As I mentioned last week, I’m underinvested. The first step I took this week to remedy that was to move more funds to the international ETF I’ve been using lately, FEZ. FEZ attempts to track the Euro STOXX 50 Index, which happens to be heavily weighted in the Financial Services sector (26.72%, according to Yahoo! Finance). The Healthcare and Utilities sectors take another 10% each to give it a little more balance, but with a 3-year beta of 1.3, it’s not exactly a low risk trade.
I have two FEZ February $40 naked puts already and they’ve gotten fairly cheap, but I opted not to roll them yet. I simply added new exposure on the same ETF at a higher strike and farther out on the calendar. While FEZ was trading at $41.98, down $0.19 from its morning high, I sold two FEZ May $43 naked puts for $2.20 each and received $438.45 after paying $1.55 in commission. FEZ continued down to a low of $41.81 an hour later, which means I might have been able to get another nickel or two per contract. I sold my puts above where the midpoint of the bid/ask was when I placed the order, so I’m content with the way it worked, especially since the ETF ended the day back up at $42.05.

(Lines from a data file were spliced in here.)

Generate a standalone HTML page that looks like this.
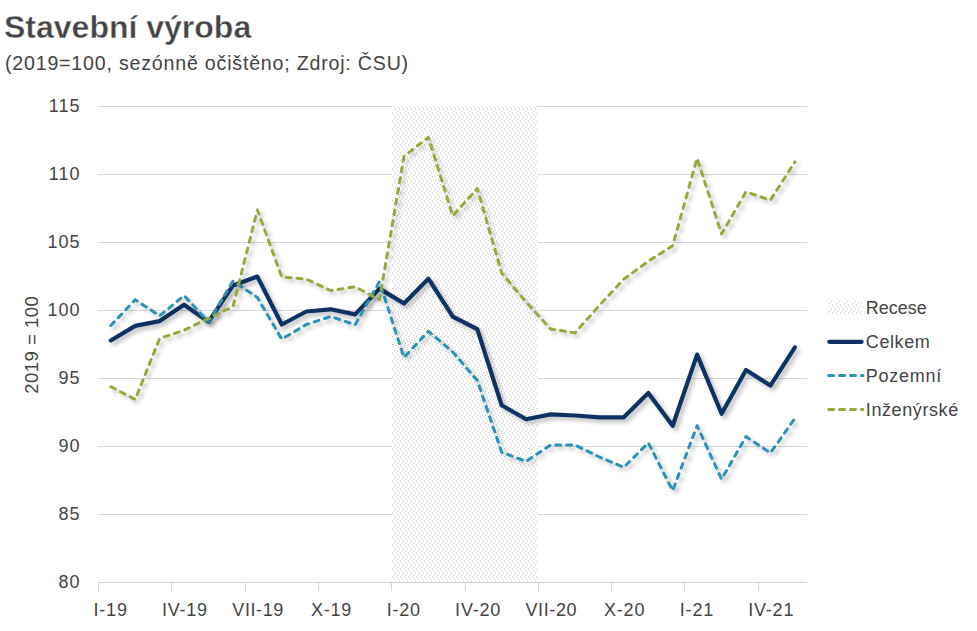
<!DOCTYPE html>
<html><head><meta charset="utf-8"><title>Stavební výroba</title>
<style>
html,body{margin:0;padding:0;background:#fff;}
body{width:977px;height:631px;overflow:hidden;font-family:"Liberation Sans",sans-serif;}
svg{display:block;}
text{font-family:"Liberation Sans",sans-serif;fill:#444444;}
</style></head><body>
<svg width="977" height="631" viewBox="0 0 977 631">
<defs>
<pattern id="dots" x="392" y="106" width="8" height="8" patternUnits="userSpaceOnUse">
<rect width="8" height="8" fill="#fff"/><rect x="1" y="0" width="1" height="1" fill="#cacaca"/><rect x="6" y="1" width="1" height="1" fill="#cacaca"/><rect x="3" y="2" width="1" height="1" fill="#cacaca"/><rect x="7" y="3" width="1" height="1" fill="#cacaca"/><rect x="2" y="4" width="1" height="1" fill="#cacaca"/><rect x="5" y="5" width="1" height="1" fill="#cacaca"/><rect x="0" y="6" width="1" height="1" fill="#cacaca"/><rect x="4" y="7" width="1" height="1" fill="#cacaca"/>
</pattern>
<filter id="sh" x="-5%" y="-5%" width="110%" height="115%">
<feGaussianBlur in="SourceAlpha" stdDeviation="1.9"/>
<feOffset dx="2.7" dy="2.7" result="o"/>
<feComponentTransfer><feFuncA type="linear" slope="0.27"/></feComponentTransfer>
<feMerge><feMergeNode/><feMergeNode in="SourceGraphic"/></feMerge>
</filter>
</defs>
<rect width="977" height="631" fill="#fff"/>

<text x="4" y="37.5" font-size="32" font-weight="bold" fill="#404040" stroke="#fff" stroke-width="0.4" letter-spacing="0">Stavební výroba</text>
<text x="5" y="69.8" font-size="19.6" letter-spacing="0.8" fill="#404040">(2019=100, sezónně očištěno; Zdroj: ČSU)</text>
<rect x="98" y="106" width="709" height="1" fill="#d9d9d9"/>
<rect x="98" y="174" width="709" height="1" fill="#d9d9d9"/>
<rect x="98" y="242" width="709" height="1" fill="#d9d9d9"/>
<rect x="98" y="310" width="709" height="1" fill="#d9d9d9"/>
<rect x="98" y="378" width="709" height="1" fill="#d9d9d9"/>
<rect x="98" y="446" width="709" height="1" fill="#d9d9d9"/>
<rect x="98" y="514" width="709" height="1" fill="#d9d9d9"/>
<rect x="392" y="106" width="146" height="476" fill="url(#dots)"/>
<rect x="98" y="582" width="709" height="1" fill="#d4d4d4"/>
<rect x="98" y="582" width="1" height="9" fill="#d4d4d4"/>
<rect x="171" y="582" width="1" height="9" fill="#d4d4d4"/>
<rect x="245" y="582" width="1" height="9" fill="#d4d4d4"/>
<rect x="318" y="582" width="1" height="9" fill="#d4d4d4"/>
<rect x="391" y="582" width="1" height="9" fill="#d4d4d4"/>
<rect x="465" y="582" width="1" height="9" fill="#d4d4d4"/>
<rect x="538" y="582" width="1" height="9" fill="#d4d4d4"/>
<rect x="611" y="582" width="1" height="9" fill="#d4d4d4"/>
<rect x="684" y="582" width="1" height="9" fill="#d4d4d4"/>
<rect x="758" y="582" width="1" height="9" fill="#d4d4d4"/>
<text x="80.6" y="112.3" font-size="18" letter-spacing="1.05" text-anchor="end">115</text>
<text x="80.6" y="180.3" font-size="18" letter-spacing="1.05" text-anchor="end">110</text>
<text x="80.6" y="248.3" font-size="18" letter-spacing="1.05" text-anchor="end">105</text>
<text x="80.6" y="316.3" font-size="18" letter-spacing="1.05" text-anchor="end">100</text>
<text x="80.6" y="384.3" font-size="18" letter-spacing="1.05" text-anchor="end">95</text>
<text x="80.6" y="452.3" font-size="18" letter-spacing="1.05" text-anchor="end">90</text>
<text x="80.6" y="520.3" font-size="18" letter-spacing="1.05" text-anchor="end">85</text>
<text x="80.6" y="588.3" font-size="18" letter-spacing="1.05" text-anchor="end">80</text>
<text x="110.6" y="616" font-size="18" letter-spacing="0.8" text-anchor="middle">I-19</text>
<text x="184.9" y="616" font-size="18" letter-spacing="0.8" text-anchor="middle">IV-19</text>
<text x="258.1" y="616" font-size="18" letter-spacing="0.6" text-anchor="middle">VII-19</text>
<text x="331.5" y="616" font-size="18" letter-spacing="0.8" text-anchor="middle">X-19</text>
<text x="403.8" y="616" font-size="18" letter-spacing="0.8" text-anchor="middle">I-20</text>
<text x="478.1" y="616" font-size="18" letter-spacing="0.8" text-anchor="middle">IV-20</text>
<text x="551.3" y="616" font-size="18" letter-spacing="0.6" text-anchor="middle">VII-20</text>
<text x="624.6" y="616" font-size="18" letter-spacing="0.8" text-anchor="middle">X-20</text>
<text x="696.9" y="616" font-size="18" letter-spacing="0.8" text-anchor="middle">I-21</text>
<text x="771.2" y="616" font-size="18" letter-spacing="0.8" text-anchor="middle">IV-21</text>
<text transform="translate(37.7,344.8) rotate(-90)" font-size="18.5" text-anchor="middle" letter-spacing="0.5">2019 = 100</text>
<g filter="url(#sh)"><polyline points="110.8,340.5 135.2,325.9 159.7,321.1 184.1,304.8 208.5,321.9 233.0,285.4 257.4,276.6 281.8,324.5 306.3,311.5 330.7,309.3 355.1,314.4 379.5,288.6 404.0,303.5 428.4,278.7 452.8,316.6 477.3,329.2 501.7,405.3 526.1,419.2 550.6,414.4 575.0,415.5 599.4,417.3 623.8,417.3 648.3,392.9 672.7,425.7 697.1,354.6 721.6,413.7 746.0,370.0 770.4,385.6 794.9,347.4" fill="none" stroke="#0f3364" stroke-width="4.2" stroke-linecap="round" stroke-linejoin="round"/></g>
<g filter="url(#sh)"><polyline points="110.8,325.5 135.2,299.8 159.7,315.7 184.1,295.6 208.5,321.9 233.0,281.1 257.4,297.5 281.8,339.2 306.3,324.5 330.7,316.5 355.1,324.8 379.5,281.7 404.0,357.5 428.4,331.3 452.8,352.0 477.3,380.5 501.7,452.3 526.1,461.4 550.6,445.0 575.0,445.0 599.4,457.0 623.8,467.4 648.3,442.8 672.7,490.6 697.1,425.7 721.6,479.2 746.0,436.6 770.4,453.0 794.9,418.4" fill="none" stroke="#2b92b8" stroke-width="3" stroke-linecap="round" stroke-linejoin="round" stroke-dasharray="5 5.9"/></g>
<g filter="url(#sh)"><polyline points="110.8,386.7 135.2,399.5 159.7,338.3 184.1,330.3 208.5,318.2 233.0,306.6 257.4,210.0 281.8,277.0 306.3,279.2 330.7,290.5 355.1,286.9 379.5,299.6 404.0,156.3 428.4,137.3 452.8,215.8 477.3,188.5 501.7,273.0 526.1,302.0 550.6,329.0 575.0,332.9 599.4,305.5 623.8,279.2 648.3,261.3 672.7,245.7 697.1,158.3 721.6,234.0 746.0,191.8 770.4,200.2 794.9,161.9" fill="none" stroke="#93ab3b" stroke-width="3" stroke-linecap="round" stroke-linejoin="round" stroke-dasharray="5 5.9"/></g>
<rect x="828" y="301" width="35" height="13" fill="url(#dots)"/>
<line x1="829.3" y1="341.8" x2="861.6" y2="341.8" stroke="#0f3364" stroke-width="4.2" stroke-linecap="round"/>
<line x1="828.7" y1="375.6" x2="863" y2="375.6" stroke="#2b92b8" stroke-width="3" stroke-linecap="round" stroke-dasharray="5 5.9"/>
<line x1="828.7" y1="409.4" x2="863" y2="409.4" stroke="#93ab3b" stroke-width="3" stroke-linecap="round" stroke-dasharray="5 5.9"/>
<text x="865.8" y="314.2" font-size="18" letter-spacing="0">Recese</text>
<text x="865.8" y="348.1" font-size="18" letter-spacing="0.6">Celkem</text>
<text x="865.8" y="382" font-size="18" letter-spacing="0.75">Pozemní</text>
<text x="865.8" y="416" font-size="18" letter-spacing="0.6">Inženýrské</text>
</svg></body></html>
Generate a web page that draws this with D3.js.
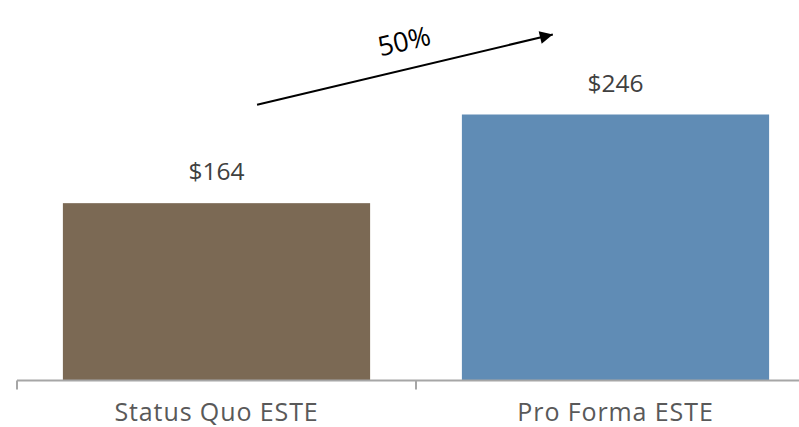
<!DOCTYPE html>
<html><head><meta charset="utf-8">
<script src="https://cdn.jsdelivr.net/npm/d3@7"></script>
<style>html,body{margin:0;padding:0;background:#fff;}svg{display:block;}</style>
</head><body>
<svg id="chart" width="799" height="427"></svg>
<script>
const categories = ["Status Quo ESTE", "Pro Forma ESTE"];
const values = [164, 246];
const valueLabels = ["$164", "$246"];
const barColors = ["#7b6954", "#608cb5"];
const growthLabel = "50%";

const svg = d3.select("#chart");
const baseY = 380.5;
const x = d3.scaleBand().domain(categories).range([17, 815]).paddingInner(0.23).paddingOuter(0.115);
const y = d3.scaleLinear().domain([0, 300]).range([baseY, baseY - 300 * 1.0813]);

// bars
svg.selectAll("rect.bar").data(values).enter().append("rect")
  .attr("class", "bar")
  .attr("x", (d, i) => x(categories[i]))
  .attr("width", x.bandwidth())
  .attr("y", d => y(d))
  .attr("height", d => y(0) - y(d))
  .attr("fill", (d, i) => barColors[i]);

// axis
svg.append("line").attr("x1", 17).attr("x2", 799).attr("y1", baseY).attr("y2", baseY)
  .attr("stroke", "#a6a6a6").attr("stroke-width", 2);
const tickXs = [17, 17 + x.step(), 17 + 2 * x.step()];
svg.selectAll("line.tk").data(tickXs).enter().append("line")
  .attr("x1", d => d).attr("x2", d => d).attr("y1", baseY).attr("y2", baseY + 9)
  .attr("stroke", "#a6a6a6").attr("stroke-width", 2);

// category labels
svg.selectAll("text.cat").data(categories).enter().append("text")
  .attr("x", d => x(d) + x.bandwidth() / 2)
  .attr("y", 421)
  .attr("text-anchor", "middle")
  .attr("font-family", "Open Sans")
  .attr("font-size", 25)
  .attr("letter-spacing", 0.9)
  .attr("fill", "#595959")
  .text(d => d);

// value labels
svg.selectAll("text.val").data(values).enter().append("text")
  .attr("x", (d, i) => x(categories[i]) + x.bandwidth() / 2)
  .attr("y", d => y(d) - 23)
  .attr("text-anchor", "middle")
  .attr("font-family", "Open Sans")
  .attr("font-size", 24.5)
  .attr("fill", "#404040")
  .text((d, i) => valueLabels[i]);

// growth arrow
const x0 = x(categories[0]) + x.bandwidth() * 0.632;
const x1 = x(categories[1]) + x.bandwidth() * 0.296;
const y0 = y(255), y1 = y(320);
svg.append("defs").append("marker")
  .attr("id", "ah").attr("viewBox", "0 0 10 10").attr("refX", 10).attr("refY", 5)
  .attr("markerWidth", 8).attr("markerHeight", 6.5).attr("markerUnits", "strokeWidth")
  .attr("orient", "auto")
  .append("path").attr("d", "M0,0 L10,5 L0,10 Z").attr("fill", "#000");
svg.append("line").attr("x1", x0).attr("y1", y0).attr("x2", x1).attr("y2", y1)
  .attr("stroke", "#000").attr("stroke-width", 2).attr("marker-end", "url(#ah)");
const ang = Math.atan2(y1 - y0, x1 - x0) * 180 / Math.PI;
svg.append("text")
  .attr("transform", `translate(404,41) rotate(${ang})`)
  .attr("text-anchor", "middle")
  .attr("dy", "0.36em")
  .attr("font-family", "Open Sans")
  .attr("font-size", 27)
  .attr("fill", "#000")
  .text(growthLabel);
</script>
</body></html>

I debated closing my February puts, but don’t see the risk (5.29% cushion before a loss) as too big yet to give up the 0.61% (6.6% annualized) I can gain by waiting longer. I don’t plan to let run all of the way to expiration, but want to pay less than a quarter to close these two contracts. I wouldn’t have left the risk on the table if I was already fully invested. I also thought about selling the at-the-money strikes at $42 instead of selling in-the-money at $43, but the risk/reward difference wasn’t worth the very slightly reduced risk. To be more exact, I gave up 1.07% more risk to gain the potential of an extra 1.3%, 4.0% annualized profit. Looking back, that’s closer than I thought for the risk/reward handoff. I think I misread my spreadsheet when I was comparing the two earlier. Still, I think I made the right decision. My purchase price (if assigned) will be 50 cents higher with the $43 strike and the chance for a 31% bigger return (5.37% vs 4.07%) balances in favor of higher risk option my mind.
FEZ Naked Put Risk/Reward Breakdown
- Potential profit: $438.45
- Potential return: 5.37%, 16.6% annualized
- Breakeven price: $40.81
- Downside protection: 2.79%
- Recent high: $42.41 on 12/31/13
- Cushion from recent high: 3.78%
- Expected support: $41.75, around 10-day moving average, not terribly confident about this level. $40.81 (not coincidentally, my cost if assigned) looks like very strong support from the low hit on January 2. The 50-day moving average is right there too and should help with support. The lowest I think FEZ will move in the near-term (although I don’t think it will go this low) is $39.34. This is the low from December 13, which marks the lowest point from the past few months and is 7.2% below the recent high.
- Position close goal/limit: I’ll take an assignment on these 200 shares if FEZ doesn’t climb 2.43% by expiration. Since I don’t expect FEZ to fall more than 7.2% from its high, I don’t mind owning it and catching the rebound from my discounted purchase price.